Controlling the Nile's resources is a zero-sum game, and this reality is startlingly clear to the Egyptians, who could be faced with a crippling water shortage just two years after Ethiopia's completion of the GERD project in 2015. Symbolically and practically, the Nile is Egypt's beating heart, giving meaning to Cairo's legacy as "Um al-Dunya" (Mother of the World), while providing the life source for the nearly 80-million people who live along its banks. But those Tom Clancy fans searching for an African water war shouldn't expect one between Egypt and Ethiopia any time soon, despite the war-mongering missives revealed by Wikileaks in 2012.

During the Mubarak era, Egypt was no doubt in a position to take bold actions like that of sabotaging Ethiopian dam construction, and likely with acquiescence of the West and neighboring Sudan. But in the aftermath of the Arab Spring, Egypt has found itself scrambling for some semblance of stability, with its economy in dire need of IMF life support and its security forces struggling to cope with a mounting Sinai Peninsula insurgency and an influx of smuggling from all directions. The rise of the Islamist Muslim Brotherhood placed U.S. aid under increasing scrutiny, while recent anti-American riots have put relations between the two countries at their lowest point since the Camp David accords.
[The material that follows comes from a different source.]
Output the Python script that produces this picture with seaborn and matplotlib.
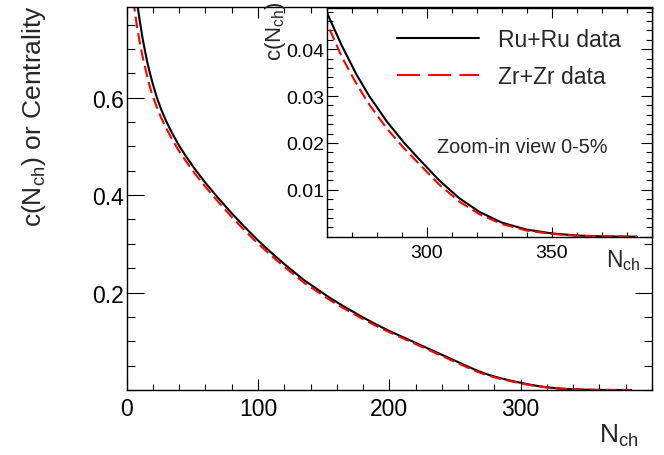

With the floodwaters of conflict over the GERD project poised to come to a head before 2015, China's stealthy ascendancy to the position of African kingmaker has already become strikingly clear. President Morsi made Beijing the destination of his first trip outside of the Middle East in August 2012, despite the dangerous implications of China's meddling in the Nile River Basin. As relations with the West recede along with Egypt's economic stability, Mr. Morsi has little choice but to engage China before a confrontation with an increasingly powerful and unrepentant Ethiopia becomes inevitable. As Anwar Sadat famously noted after signing a peace agreement with Israel in 1979: "The only matter that could take Egypt to war again is water."